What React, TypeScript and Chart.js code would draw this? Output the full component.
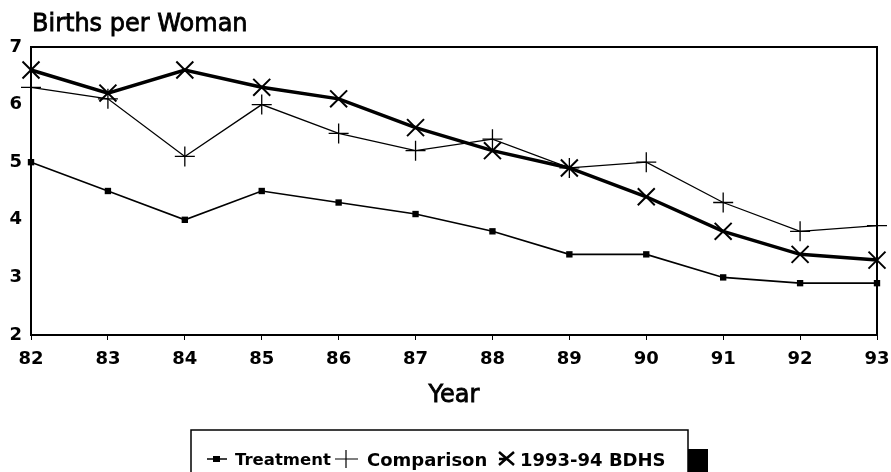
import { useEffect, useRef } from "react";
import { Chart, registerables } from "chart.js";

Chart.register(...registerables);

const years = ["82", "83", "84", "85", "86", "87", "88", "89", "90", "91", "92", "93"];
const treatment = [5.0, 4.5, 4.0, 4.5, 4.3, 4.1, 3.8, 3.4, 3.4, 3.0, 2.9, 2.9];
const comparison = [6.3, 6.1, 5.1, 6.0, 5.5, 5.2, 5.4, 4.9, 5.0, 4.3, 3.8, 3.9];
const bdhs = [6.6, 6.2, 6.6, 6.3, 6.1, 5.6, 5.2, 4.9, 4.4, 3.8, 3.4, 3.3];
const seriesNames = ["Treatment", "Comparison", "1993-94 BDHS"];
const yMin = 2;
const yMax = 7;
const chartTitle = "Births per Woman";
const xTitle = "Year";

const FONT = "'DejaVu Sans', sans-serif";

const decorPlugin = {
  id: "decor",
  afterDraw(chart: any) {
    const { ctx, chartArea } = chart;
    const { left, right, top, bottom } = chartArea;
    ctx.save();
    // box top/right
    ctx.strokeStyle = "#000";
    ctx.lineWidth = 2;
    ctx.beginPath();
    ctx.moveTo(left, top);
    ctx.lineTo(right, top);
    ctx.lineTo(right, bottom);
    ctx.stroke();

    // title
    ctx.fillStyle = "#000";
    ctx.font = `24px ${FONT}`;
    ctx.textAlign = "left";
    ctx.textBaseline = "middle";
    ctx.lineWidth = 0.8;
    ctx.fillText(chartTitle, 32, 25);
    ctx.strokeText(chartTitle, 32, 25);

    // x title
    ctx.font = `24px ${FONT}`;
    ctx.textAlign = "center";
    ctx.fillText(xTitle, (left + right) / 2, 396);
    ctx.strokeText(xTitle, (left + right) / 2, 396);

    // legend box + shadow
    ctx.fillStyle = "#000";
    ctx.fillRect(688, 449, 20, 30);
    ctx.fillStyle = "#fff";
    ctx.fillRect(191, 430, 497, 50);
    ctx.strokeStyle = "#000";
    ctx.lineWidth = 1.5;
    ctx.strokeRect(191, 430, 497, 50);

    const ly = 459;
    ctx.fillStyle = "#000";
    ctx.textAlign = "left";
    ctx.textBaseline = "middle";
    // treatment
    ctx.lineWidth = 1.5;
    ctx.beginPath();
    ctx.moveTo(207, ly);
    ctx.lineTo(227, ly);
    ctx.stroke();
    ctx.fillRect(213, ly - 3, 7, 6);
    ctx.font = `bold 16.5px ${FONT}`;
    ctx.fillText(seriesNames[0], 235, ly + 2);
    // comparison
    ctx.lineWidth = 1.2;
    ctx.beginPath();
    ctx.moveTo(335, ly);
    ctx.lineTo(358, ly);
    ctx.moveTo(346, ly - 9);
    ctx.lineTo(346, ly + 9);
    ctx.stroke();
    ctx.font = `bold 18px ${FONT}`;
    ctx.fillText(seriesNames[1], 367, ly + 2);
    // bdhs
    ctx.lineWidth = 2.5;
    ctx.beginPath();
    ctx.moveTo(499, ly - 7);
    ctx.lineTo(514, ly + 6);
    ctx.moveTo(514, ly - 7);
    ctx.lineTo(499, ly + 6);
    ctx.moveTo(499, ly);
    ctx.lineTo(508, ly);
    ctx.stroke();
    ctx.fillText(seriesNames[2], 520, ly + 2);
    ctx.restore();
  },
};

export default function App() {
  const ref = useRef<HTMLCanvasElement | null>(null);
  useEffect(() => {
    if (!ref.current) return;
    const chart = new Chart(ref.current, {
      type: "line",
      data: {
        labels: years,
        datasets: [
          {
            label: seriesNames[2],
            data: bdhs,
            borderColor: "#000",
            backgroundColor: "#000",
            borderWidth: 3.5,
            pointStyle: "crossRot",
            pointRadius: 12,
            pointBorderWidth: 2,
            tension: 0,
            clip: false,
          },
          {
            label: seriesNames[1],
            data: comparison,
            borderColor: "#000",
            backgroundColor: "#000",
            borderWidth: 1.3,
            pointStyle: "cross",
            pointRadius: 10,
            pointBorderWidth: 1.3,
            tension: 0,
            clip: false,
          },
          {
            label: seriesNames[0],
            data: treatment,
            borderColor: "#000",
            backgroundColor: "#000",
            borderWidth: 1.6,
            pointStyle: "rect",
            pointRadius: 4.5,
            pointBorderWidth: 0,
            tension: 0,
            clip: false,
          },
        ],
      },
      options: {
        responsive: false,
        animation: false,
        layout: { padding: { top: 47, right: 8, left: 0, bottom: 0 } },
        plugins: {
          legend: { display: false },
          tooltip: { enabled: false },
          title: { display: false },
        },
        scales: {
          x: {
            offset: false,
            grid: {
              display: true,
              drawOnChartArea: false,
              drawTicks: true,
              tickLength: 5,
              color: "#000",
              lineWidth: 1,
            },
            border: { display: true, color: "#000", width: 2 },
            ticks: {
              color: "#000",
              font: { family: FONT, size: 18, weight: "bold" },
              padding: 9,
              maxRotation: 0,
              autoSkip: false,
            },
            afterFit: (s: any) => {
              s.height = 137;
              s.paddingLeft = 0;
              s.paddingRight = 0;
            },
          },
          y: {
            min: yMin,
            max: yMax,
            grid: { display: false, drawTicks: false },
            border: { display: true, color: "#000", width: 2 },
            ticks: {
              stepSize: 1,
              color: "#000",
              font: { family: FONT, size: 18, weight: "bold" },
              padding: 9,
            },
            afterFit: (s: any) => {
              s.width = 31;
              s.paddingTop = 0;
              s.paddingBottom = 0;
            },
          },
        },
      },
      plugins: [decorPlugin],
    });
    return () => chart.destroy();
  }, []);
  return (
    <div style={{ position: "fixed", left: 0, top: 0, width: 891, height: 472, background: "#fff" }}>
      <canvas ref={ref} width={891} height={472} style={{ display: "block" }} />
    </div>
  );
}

- **Your instructions**:
Copy each line in full and exactly, omitting any picture.

- **Right answer**:
What React, TypeScript and Chart.js code would draw this? Output the full component.
import { useEffect, useRef } from "react";
import { Chart, registerables } from "chart.js";

Chart.register(...registerables);

const years = ["82", "83", "84", "85", "86", "87", "88", "89", "90", "91", "92", "93"];
const treatment = [5.0, 4.5, 4.0, 4.5, 4.3, 4.1, 3.8, 3.4, 3.4, 3.0, 2.9, 2.9];
const comparison = [6.3, 6.1, 5.1, 6.0, 5.5, 5.2, 5.4, 4.9, 5.0, 4.3, 3.8, 3.9];
const bdhs = [6.6, 6.2, 6.6, 6.3, 6.1, 5.6, 5.2, 4.9, 4.4, 3.8, 3.4, 3.3];
const seriesNames = ["Treatment", "Comparison", "1993-94 BDHS"];
const yMin = 2;
const yMax = 7;
const chartTitle = "Births per Woman";
const xTitle = "Year";

const FONT = "'DejaVu Sans', sans-serif";

const decorPlugin = {
  id: "decor",
  afterDraw(chart: any) {
    const { ctx, chartArea } = chart;
    const { left, right, top, bottom } = chartArea;
    ctx.save();
    // box top/right
    ctx.strokeStyle = "#000";
    ctx.lineWidth = 2;
    ctx.beginPath();
    ctx.moveTo(left, top);
    ctx.lineTo(right, top);
    ctx.lineTo(right, bottom);
    ctx.stroke();

    // title
    ctx.fillStyle = "#000";
    ctx.font = `24px ${FONT}`;
    ctx.textAlign = "left";
    ctx.textBaseline = "middle";
    ctx.lineWidth = 0.8;
    ctx.fillText(chartTitle, 32, 25);
    ctx.strokeText(chartTitle, 32, 25);

    // x title
    ctx.font = `24px ${FONT}`;
    ctx.textAlign = "center";
    ctx.fillText(xTitle, (left + right) / 2, 396);
    ctx.strokeText(xTitle, (left + right) / 2, 396);

    // legend box + shadow
    ctx.fillStyle = "#000";
    ctx.fillRect(688, 449, 20, 30);
    ctx.fillStyle = "#fff";
    ctx.fillRect(191, 430, 497, 50);
    ctx.strokeStyle = "#000";
    ctx.lineWidth = 1.5;
    ctx.strokeRect(191, 430, 497, 50);

    const ly = 459;
    ctx.fillStyle = "#000";
    ctx.textAlign = "left";
    ctx.textBaseline = "middle";
    // treatment
    ctx.lineWidth = 1.5;
    ctx.beginPath();
    ctx.moveTo(207, ly);
    ctx.lineTo(227, ly);
    ctx.stroke();
    ctx.fillRect(213, ly - 3, 7, 6);
    ctx.font = `bold 16.5px ${FONT}`;
    ctx.fillText(seriesNames[0], 235, ly + 2);
    // comparison
    ctx.lineWidth = 1.2;
    ctx.beginPath();
    ctx.moveTo(335, ly);
    ctx.lineTo(358, ly);
    ctx.moveTo(346, ly - 9);
    ctx.lineTo(346, ly + 9);
    ctx.stroke();
    ctx.font = `bold 18px ${FONT}`;
    ctx.fillText(seriesNames[1], 367, ly + 2);
    // bdhs
    ctx.lineWidth = 2.5;
    ctx.beginPath();
    ctx.moveTo(499, ly - 7);
    ctx.lineTo(514, ly + 6);
    ctx.moveTo(514, ly - 7);
    ctx.lineTo(499, ly + 6);
    ctx.moveTo(499, ly);
    ctx.lineTo(508, ly);
    ctx.stroke();
    ctx.fillText(seriesNames[2], 520, ly + 2);
    ctx.restore();
  },
};

export default function App() {
  const ref = useRef<HTMLCanvasElement | null>(null);
  useEffect(() => {
    if (!ref.current) return;
    const chart = new Chart(ref.current, {
      type: "line",
      data: {
        labels: years,
        datasets: [
          {
            label: seriesNames[2],
            data: bdhs,
            borderColor: "#000",
            backgroundColor: "#000",
            borderWidth: 3.5,
            pointStyle: "crossRot",
            pointRadius: 12,
            pointBorderWidth: 2,
            tension: 0,
            clip: false,
          },
          {
            label: seriesNames[1],
            data: comparison,
            borderColor: "#000",
            backgroundColor: "#000",
            borderWidth: 1.3,
            pointStyle: "cross",
            pointRadius: 10,
            pointBorderWidth: 1.3,
            tension: 0,
            clip: false,
          },
          {
            label: seriesNames[0],
            data: treatment,
            borderColor: "#000",
            backgroundColor: "#000",
            borderWidth: 1.6,
            pointStyle: "rect",
            pointRadius: 4.5,
            pointBorderWidth: 0,
            tension: 0,
            clip: false,
          },
        ],
      },
      options: {
        responsive: false,
        animation: false,
        layout: { padding: { top: 47, right: 8, left: 0, bottom: 0 } },
        plugins: {
          legend: { display: false },
          tooltip: { enabled: false },
          title: { display: false },
        },
        scales: {
          x: {
            offset: false,
            grid: {
              display: true,
              drawOnChartArea: false,
              drawTicks: true,
              tickLength: 5,
              color: "#000",
              lineWidth: 1,
            },
            border: { display: true, color: "#000", width: 2 },
            ticks: {
              color: "#000",
              font: { family: FONT, size: 18, weight: "bold" },
              padding: 9,
              maxRotation: 0,
              autoSkip: false,
            },
            afterFit: (s: any) => {
              s.height = 137;
              s.paddingLeft = 0;
              s.paddingRight = 0;
            },
          },
          y: {
            min: yMin,
            max: yMax,
            grid: { display: false, drawTicks: false },
            border: { display: true, color: "#000", width: 2 },
            ticks: {
              stepSize: 1,
              color: "#000",
              font: { family: FONT, size: 18, weight: "bold" },
              padding: 9,
            },
            afterFit: (s: any) => {
              s.width = 31;
              s.paddingTop = 0;
              s.paddingBottom = 0;
            },
          },
        },
      },
      plugins: [decorPlugin],
    });
    return () => chart.destroy();
  }, []);
  return (
    <div style={{ position: "fixed", left: 0, top: 0, width: 891, height: 472, background: "#fff" }}>
      <canvas ref={ref} width={891} height={472} style={{ display: "block" }} />
    </div>
  );
}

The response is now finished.